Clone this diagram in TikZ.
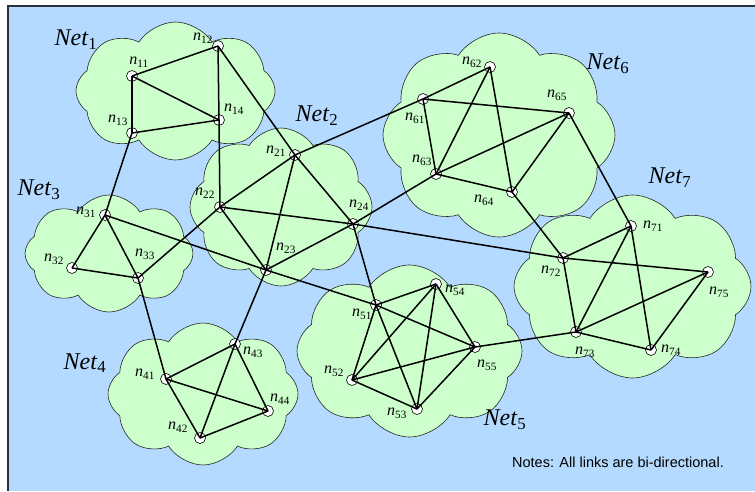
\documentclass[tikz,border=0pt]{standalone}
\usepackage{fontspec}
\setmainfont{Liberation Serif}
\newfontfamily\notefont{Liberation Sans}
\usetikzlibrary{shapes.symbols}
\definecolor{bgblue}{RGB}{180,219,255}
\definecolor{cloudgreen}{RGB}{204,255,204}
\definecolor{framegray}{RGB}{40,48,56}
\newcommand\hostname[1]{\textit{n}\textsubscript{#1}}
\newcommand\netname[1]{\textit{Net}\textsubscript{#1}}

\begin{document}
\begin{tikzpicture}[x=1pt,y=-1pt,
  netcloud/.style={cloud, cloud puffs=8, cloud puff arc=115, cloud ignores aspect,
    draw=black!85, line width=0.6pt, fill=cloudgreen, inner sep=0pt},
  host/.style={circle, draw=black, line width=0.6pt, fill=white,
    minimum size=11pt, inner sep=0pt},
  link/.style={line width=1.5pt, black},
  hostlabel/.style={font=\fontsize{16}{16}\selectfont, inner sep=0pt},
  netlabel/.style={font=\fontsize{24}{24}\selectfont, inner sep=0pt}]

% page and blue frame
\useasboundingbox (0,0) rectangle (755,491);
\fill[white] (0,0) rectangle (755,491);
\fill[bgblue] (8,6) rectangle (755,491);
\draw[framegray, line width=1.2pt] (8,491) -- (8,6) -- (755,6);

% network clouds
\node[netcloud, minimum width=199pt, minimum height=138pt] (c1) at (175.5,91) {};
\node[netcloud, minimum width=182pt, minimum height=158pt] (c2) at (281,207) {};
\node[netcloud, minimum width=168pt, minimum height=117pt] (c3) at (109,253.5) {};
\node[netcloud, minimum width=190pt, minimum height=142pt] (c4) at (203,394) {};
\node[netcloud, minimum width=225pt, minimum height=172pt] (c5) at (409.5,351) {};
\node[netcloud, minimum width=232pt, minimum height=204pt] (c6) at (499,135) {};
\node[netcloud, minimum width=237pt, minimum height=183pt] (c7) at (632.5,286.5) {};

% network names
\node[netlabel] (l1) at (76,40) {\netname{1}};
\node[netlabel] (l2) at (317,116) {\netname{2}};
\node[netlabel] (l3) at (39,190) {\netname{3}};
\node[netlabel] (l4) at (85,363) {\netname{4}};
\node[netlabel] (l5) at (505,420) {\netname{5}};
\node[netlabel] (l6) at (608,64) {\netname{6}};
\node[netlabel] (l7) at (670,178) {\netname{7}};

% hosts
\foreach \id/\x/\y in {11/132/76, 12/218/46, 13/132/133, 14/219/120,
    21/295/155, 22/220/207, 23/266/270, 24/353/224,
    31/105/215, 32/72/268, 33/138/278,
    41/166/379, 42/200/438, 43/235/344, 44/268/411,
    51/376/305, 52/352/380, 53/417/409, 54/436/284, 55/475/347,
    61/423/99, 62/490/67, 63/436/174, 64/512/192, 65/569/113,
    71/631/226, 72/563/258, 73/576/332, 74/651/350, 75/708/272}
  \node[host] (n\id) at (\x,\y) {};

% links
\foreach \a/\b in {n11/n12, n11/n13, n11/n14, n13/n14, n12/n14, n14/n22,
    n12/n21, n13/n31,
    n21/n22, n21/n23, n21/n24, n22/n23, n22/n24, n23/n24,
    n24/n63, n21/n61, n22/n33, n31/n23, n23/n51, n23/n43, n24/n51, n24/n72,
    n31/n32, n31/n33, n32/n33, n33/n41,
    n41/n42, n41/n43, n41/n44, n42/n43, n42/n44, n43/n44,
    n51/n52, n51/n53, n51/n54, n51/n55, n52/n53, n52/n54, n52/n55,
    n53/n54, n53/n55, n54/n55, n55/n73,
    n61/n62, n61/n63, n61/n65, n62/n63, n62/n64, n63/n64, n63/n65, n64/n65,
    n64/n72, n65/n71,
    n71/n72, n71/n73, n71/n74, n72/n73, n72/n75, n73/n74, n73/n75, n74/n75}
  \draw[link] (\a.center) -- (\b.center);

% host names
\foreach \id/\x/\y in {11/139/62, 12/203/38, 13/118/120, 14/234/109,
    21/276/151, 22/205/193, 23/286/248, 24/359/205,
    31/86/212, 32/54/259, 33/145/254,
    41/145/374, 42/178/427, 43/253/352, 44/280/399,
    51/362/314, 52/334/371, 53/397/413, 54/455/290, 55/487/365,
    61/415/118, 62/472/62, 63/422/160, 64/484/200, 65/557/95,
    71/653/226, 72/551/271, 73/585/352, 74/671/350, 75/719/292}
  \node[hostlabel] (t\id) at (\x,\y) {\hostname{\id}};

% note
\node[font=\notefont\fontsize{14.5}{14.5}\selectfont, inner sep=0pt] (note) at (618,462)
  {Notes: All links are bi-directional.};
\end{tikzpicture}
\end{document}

- [WORK INSTRUCTIONS]
Omit the pictures, then quote the rest of the material above exactly.

- [TASK OUTPUT]
Clone this diagram in TikZ.
\documentclass[tikz,border=0pt]{standalone}
\usepackage{fontspec}
\setmainfont{Liberation Serif}
\newfontfamily\notefont{Liberation Sans}
\usetikzlibrary{shapes.symbols}
\definecolor{bgblue}{RGB}{180,219,255}
\definecolor{cloudgreen}{RGB}{204,255,204}
\definecolor{framegray}{RGB}{40,48,56}
\newcommand\hostname[1]{\textit{n}\textsubscript{#1}}
\newcommand\netname[1]{\textit{Net}\textsubscript{#1}}

\begin{document}
\begin{tikzpicture}[x=1pt,y=-1pt,
  netcloud/.style={cloud, cloud puffs=8, cloud puff arc=115, cloud ignores aspect,
    draw=black!85, line width=0.6pt, fill=cloudgreen, inner sep=0pt},
  host/.style={circle, draw=black, line width=0.6pt, fill=white,
    minimum size=11pt, inner sep=0pt},
  link/.style={line width=1.5pt, black},
  hostlabel/.style={font=\fontsize{16}{16}\selectfont, inner sep=0pt},
  netlabel/.style={font=\fontsize{24}{24}\selectfont, inner sep=0pt}]

% page and blue frame
\useasboundingbox (0,0) rectangle (755,491);
\fill[white] (0,0) rectangle (755,491);
\fill[bgblue] (8,6) rectangle (755,491);
\draw[framegray, line width=1.2pt] (8,491) -- (8,6) -- (755,6);

% network clouds
\node[netcloud, minimum width=199pt, minimum height=138pt] (c1) at (175.5,91) {};
\node[netcloud, minimum width=182pt, minimum height=158pt] (c2) at (281,207) {};
\node[netcloud, minimum width=168pt, minimum height=117pt] (c3) at (109,253.5) {};
\node[netcloud, minimum width=190pt, minimum height=142pt] (c4) at (203,394) {};
\node[netcloud, minimum width=225pt, minimum height=172pt] (c5) at (409.5,351) {};
\node[netcloud, minimum width=232pt, minimum height=204pt] (c6) at (499,135) {};
\node[netcloud, minimum width=237pt, minimum height=183pt] (c7) at (632.5,286.5) {};

% network names
\node[netlabel] (l1) at (76,40) {\netname{1}};
\node[netlabel] (l2) at (317,116) {\netname{2}};
\node[netlabel] (l3) at (39,190) {\netname{3}};
\node[netlabel] (l4) at (85,363) {\netname{4}};
\node[netlabel] (l5) at (505,420) {\netname{5}};
\node[netlabel] (l6) at (608,64) {\netname{6}};
\node[netlabel] (l7) at (670,178) {\netname{7}};

% hosts
\foreach \id/\x/\y in {11/132/76, 12/218/46, 13/132/133, 14/219/120,
    21/295/155, 22/220/207, 23/266/270, 24/353/224,
    31/105/215, 32/72/268, 33/138/278,
    41/166/379, 42/200/438, 43/235/344, 44/268/411,
    51/376/305, 52/352/380, 53/417/409, 54/436/284, 55/475/347,
    61/423/99, 62/490/67, 63/436/174, 64/512/192, 65/569/113,
    71/631/226, 72/563/258, 73/576/332, 74/651/350, 75/708/272}
  \node[host] (n\id) at (\x,\y) {};

% links
\foreach \a/\b in {n11/n12, n11/n13, n11/n14, n13/n14, n12/n14, n14/n22,
    n12/n21, n13/n31,
    n21/n22, n21/n23, n21/n24, n22/n23, n22/n24, n23/n24,
    n24/n63, n21/n61, n22/n33, n31/n23, n23/n51, n23/n43, n24/n51, n24/n72,
    n31/n32, n31/n33, n32/n33, n33/n41,
    n41/n42, n41/n43, n41/n44, n42/n43, n42/n44, n43/n44,
    n51/n52, n51/n53, n51/n54, n51/n55, n52/n53, n52/n54, n52/n55,
    n53/n54, n53/n55, n54/n55, n55/n73,
    n61/n62, n61/n63, n61/n65, n62/n63, n62/n64, n63/n64, n63/n65, n64/n65,
    n64/n72, n65/n71,
    n71/n72, n71/n73, n71/n74, n72/n73, n72/n75, n73/n74, n73/n75, n74/n75}
  \draw[link] (\a.center) -- (\b.center);

% host names
\foreach \id/\x/\y in {11/139/62, 12/203/38, 13/118/120, 14/234/109,
    21/276/151, 22/205/193, 23/286/248, 24/359/205,
    31/86/212, 32/54/259, 33/145/254,
    41/145/374, 42/178/427, 43/253/352, 44/280/399,
    51/362/314, 52/334/371, 53/397/413, 54/455/290, 55/487/365,
    61/415/118, 62/472/62, 63/422/160, 64/484/200, 65/557/95,
    71/653/226, 72/551/271, 73/585/352, 74/671/350, 75/719/292}
  \node[hostlabel] (t\id) at (\x,\y) {\hostname{\id}};

% note
\node[font=\notefont\fontsize{14.5}{14.5}\selectfont, inner sep=0pt] (note) at (618,462)
  {Notes: All links are bi-directional.};
\end{tikzpicture}
\end{document}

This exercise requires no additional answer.